In a sense, secondary sanctions are common features of virtually all sanctions programs administered by OFAC. For example, virtually all of the sanctions programs administered by OFAC broadly allow for sanctions to be imposed against foreign persons who are owned or controlled by, or who work for or on behalf of, or provide material support to, other designated persons. Reserving some discretion for the sanctions implementer is a critical feature of these programs. These sanctions programs typically do not mandate sanctions against everyone who meets the relevant criteria. Instead, they typically authorize the imposition of sanctions, subject to the discretion of the Secretary of the Treasury, acting in consultation with the Secretary of State, to decide whether sanctions should be imposed. The Executive Branch argues that this discretion is essential to ensuring that secondary sanctions can be administered in an appropriate fashion.
Congressional attempts to mandate the imposition of extraterritorial sanctions frequently put the Congress and the Executive Branch at odds with each other. The Executive Branch generally chafes at sanctions legislation as an unnecessary constraint on the President’s pre-existing broad authority to impose sanctions under the International Emergency Economic Powers Act or other similarly broad authorities – particularly where such sanctions do not provide for discretion in implementation. (Secretary Tillerson’s recent comments that sanctions legislation was unnecessary and that it would be essential to preserve flexibility for the Executive in dealing with Russia could have been uttered by any Secretary of State from the Clinton, Bush, or Obama Administrations.)
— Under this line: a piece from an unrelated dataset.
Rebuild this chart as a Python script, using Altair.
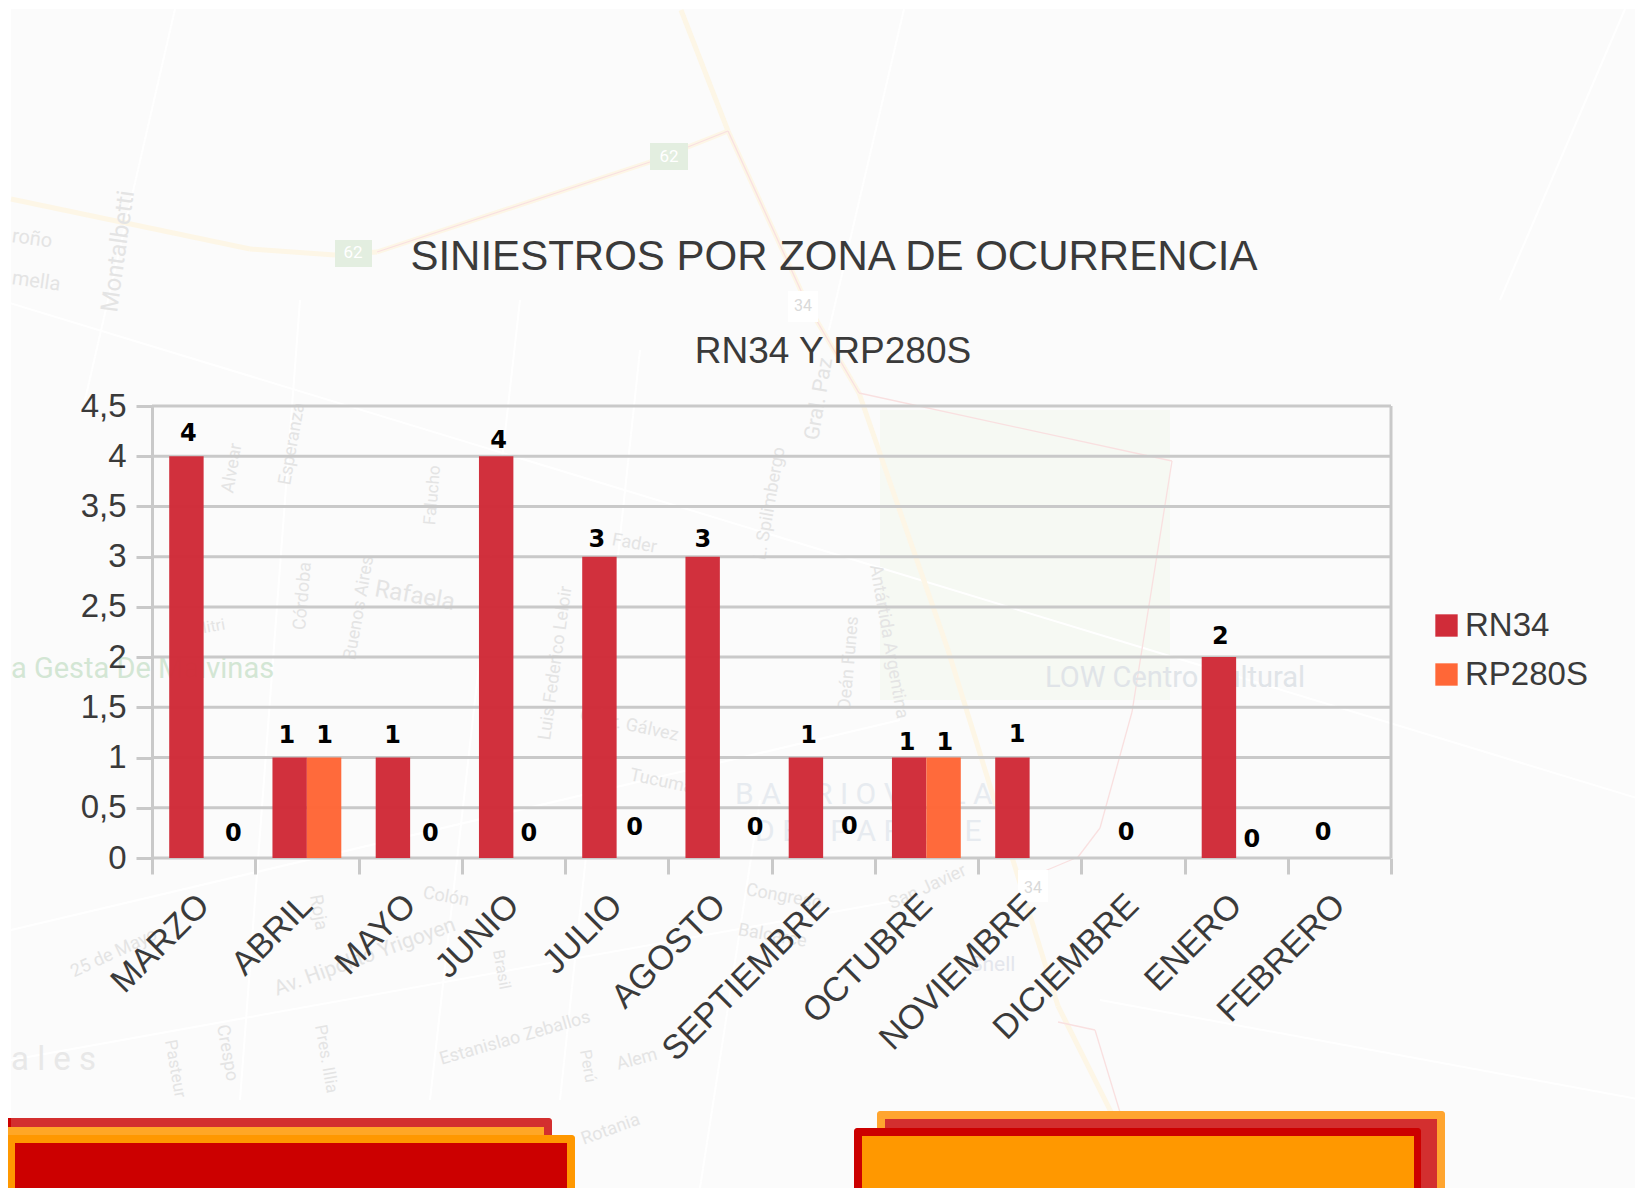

At one time, the Clinton Administration went so far as to make a commitment that it would “resist” the imposition of extraterritorial sanctions by Congress. In 1996, the European Union instituted a WTO proceeding against the United States over extraterritorial aspects of a Cuba sanctions law, the Helms—Burton Act. The Helms-Burton Act led the EU, Canada and others to pass so-called “blocking” statutes – still on the books today – that prohibit companies within their jurisdiction from taking measures to comply with the U.S. Cuba sanctions program. This Cuba WTO dispute was resolved in part by a 1998 understanding reached between the Clinton Administration and the European Commission in which both sides committed “not to seek or propose” and to “resist” “the passage of new economic sanctions legislation based on foreign policy grounds which is designed to make economic operators of the other behave in a manner similar to that required of [the partner’s] own economic operators.”
Where to go from here?
It is clear that secondary sanctions and other extraterritorial sanctions are here to stay – if anything, it is remarkable how little attention they have received in recent years. The many secondary sanctions on Iran imposed by the President and the Congress during the Obama administration received little criticism – in part because of the multilateral nature of many of the Iran sanctions efforts. Similarly, recent enforcement actions taken by OFAC in Cuba in response to the activities of foreign subsidiaries of U.S. companies have received little attention – even where countries have in place blocking statutes that prohibit their companies from taking actions to comply with U.S. Cuba sanctions.
However, if the United States were to revert to a more muscular, unilateral approach to sanctions implementation or enforcement without sufficient room for discretion – we should expect to see additional objections and potentially new legal challenges from Europe and elsewhere.